This is a performance I was not supposed to enjoy. I am not a fan of light and feel-good comedies, moralistic and happy-ending. ‘Harvey’ is a light, feel-good comedy that ends well and tells a few things about morals in our world. Being sold fantasies always rises my suspicion, and this play written by Mary Chase sells one and it’s a big one, one meter and 93.5 centimeters to be exact, with rabbit years as an extra. Broadway successes make me cautions and this was a big hit being represented more than 1700 times on the 48th street between 1944 and 1949. Yet, somehow, the performance at the Gesher Theater works and I am yet to find out why.

 

source http://www.gesher-theatre.co.il/he/

 

It may be that the need for goodness is so big that one almost automatically sympathizes with people who radiate goodness even if they happen to bring their oddities and the lack of fitting with the world around to their help.
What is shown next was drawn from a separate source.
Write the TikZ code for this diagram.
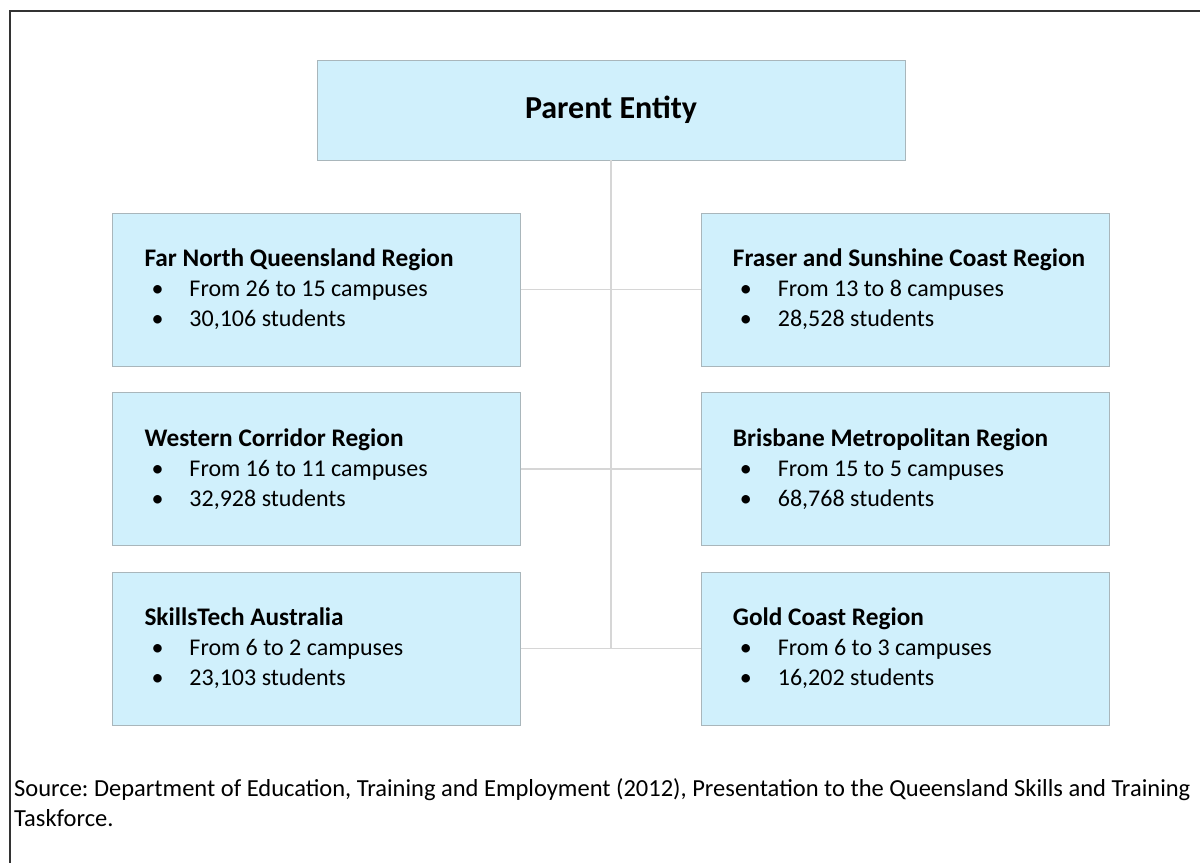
\documentclass[tikz,border=0pt]{standalone}
\usepackage{fontspec}
\setmainfont{Carlito}
\frenchspacing
\hyphenpenalty=10000
\exhyphenpenalty=10000
\usetikzlibrary{positioning}
\definecolor{boxfill}{HTML}{D0F0FC}
\definecolor{boxline}{HTML}{A9B6BB}
\definecolor{linkgray}{HTML}{D6D6D6}
\tikzset{
  region/.style={rectangle, draw=boxline, fill=boxfill, minimum width=408pt, minimum height=153pt, text width=344pt, inner xsep=32pt, align=flush left, font=\fontsize{24}{30}\selectfont},
  top/.style={rectangle, draw=boxline, fill=boxfill, minimum width=588pt, minimum height=100pt, font=\fontsize{32}{34}\selectfont\bfseries},
  link/.style={draw=linkgray, line width=1.2pt},
  frame/.style={draw=black!80, line width=2pt}
}
% region heading and one bullet line inside a region box
\newcommand{\rhead}[1]{\mbox{\fontsize{25.3}{30}\selectfont\bfseries #1}}
\newcommand{\bline}[1]{\par\hspace*{7pt}\makebox[38pt][l]{•}#1}

\begin{document}
\begin{tikzpicture}[x=1pt, y=-1pt]
  \useasboundingbox (0,0) rectangle (1200,863);
  \draw[frame] (1200,11) -- (10,11) -- (10,863);

  \node[top] (Parent) at (611,110) {Parent Entity};

  \node[region] (FarNorth) at (316.5,289.5) {\rhead{Far North Queensland Region}\bline{From 26 to 15 campuses}\bline{30,106 students}};
  \node[region] (Western) [below=26pt of FarNorth] {\rhead{Western Corridor Region}\bline{From 16 to 11 campuses}\bline{32,928 students}};
  \node[region] (Skills) [below=26pt of Western] {\rhead{SkillsTech Australia}\bline{From 6 to 2 campuses}\bline{23,103 students}};

  \node[region] (Fraser) [right=180pt of FarNorth] {\rhead{Fraser and Sunshine Coast Region}\bline{From 13 to 8 campuses}\bline{28,528 students}};
  \node[region] (Brisbane) [below=26pt of Fraser] {\rhead{Brisbane Metropolitan Region}\bline{From 15 to 5 campuses}\bline{68,768 students}};
  \node[region] (GoldCoast) [below=26pt of Brisbane] {\rhead{Gold Coast Region}\bline{From 6 to 3 campuses}\bline{16,202 students}};

  \path[link] (Parent.south) -- (Parent.south |- Skills.east);
  \path[link] (FarNorth.east) -- (Fraser.west);
  \path[link] (Western.east) -- (Brisbane.west);
  \path[link] (Skills.east) -- (GoldCoast.west);

  \node[anchor=north west, text width=1182pt, inner sep=0pt, align=flush left, font=\fontsize{24.5}{30}\selectfont] (Source) at (14,778) {Source: Department of Education, Training and Employment (2012), Presentation to the Queensland Skills and Training Taskforce.};
\end{tikzpicture}
\end{document}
Elwood, the character that carries the play may be considered the a-normal but the norm and normality melt quickly under the charm of the text and of the lead actor Avi Greinich, whose performance is so convincing that we almost end by looking aside for a pooka or maybe puca (look into the Wikipedia explanation if you are curious) to keep us company after we step out of the Noga Theater in Jaffo. It’s even more remarkable to mention Greinich’s act as the lead role he entered in was played by James Stewart in the film version premiered in 1950.

 

(video source generic11281)

 

If the magic works this is certainly due also to the rest of the team of actors who all support the lead character. The performance cannot keep the pace for the whole duration of the show, and some repetitions and too much melodrama are visible in the second part. Maybe also the theater hall and stage are too big, I would have imagined the play better in a smaller theater, but then the hall was full on Saturday night, and this is good news for a theater that fought in the last few years with adverse economic conditions. Director of this version is Moshe Ivgy at his first run as a stage director. Actually I am not sure about this either, as his name is not mentioned for some reasons in the leaflet and program for the coming months, so there may have been some problems of a kind or another. Sets are very effective (again, no name mentioned in the program), and the overall impression is that feel-good theater does not necessarily mean bad theater.